We are doing a lot of secondary index queries yes, we basically look up a number of records based on an indexed boolean field being true - but we’re not talking millions of records, mainly hundreds or a few thousand - nothing I would have thought was very taxing on the system.
At the time of writing, we’re doing somewhere between 1k and 1.5k TPS in the query field according to AMC. Also, checking the connections, it simply seems as if they are opening and closing, but not all of them - there is a definite and slow increase of a ‘baseline’ which makes me think something is not closing them properly, or there is an issue with the client possibly which may be doing it?
I have just restarted the entire cluster, and we now have the following:
This is a very quiet period for us, so this is to be expected - I will keep an eye on it now and see how it increases and how quickly - it simply seems as if some connections are not being released and these are multiplying over time
Okay, so just checked now and connections is up to around 1k on both nodes, throughout and traffic still the same as it was 12 hours ago.
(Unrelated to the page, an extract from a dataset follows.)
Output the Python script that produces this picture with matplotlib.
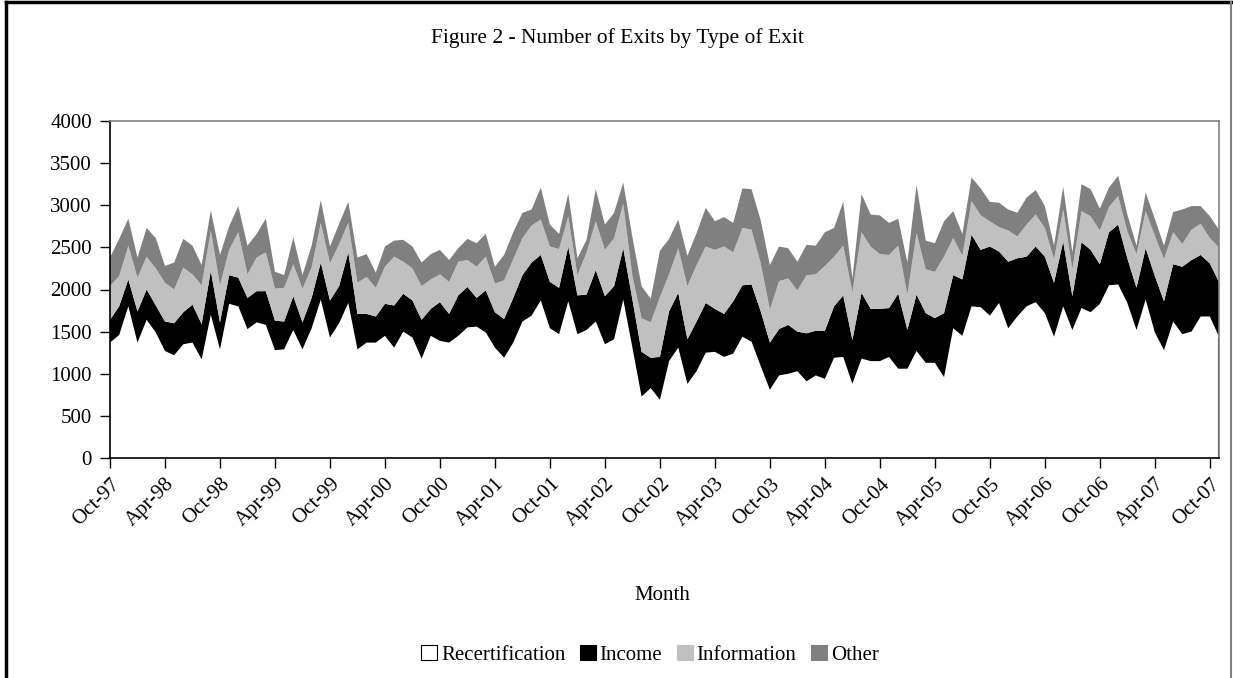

Just seems to be steadily and slowly increasing.
I’m wondering if some of the fixes in 3.4.14 have not worked?
Fix persistent connection issue under php-fpm which caused number of threads to increase
Fix shared memory persistence under php-fpm
There was a recent bug reported for secondary index pipes not being closed correctly that show similar patterns for me. I think they are releasing a fix in the next version
Basically, I restarted at around 8pm on the 2nd March, and the connections have been steadily increasing ever since over and above any peak periods.
This would make sense in terms of your bug report, as around 50% of the queries we are running are secondary index queries. Any ETA on the release of the fix?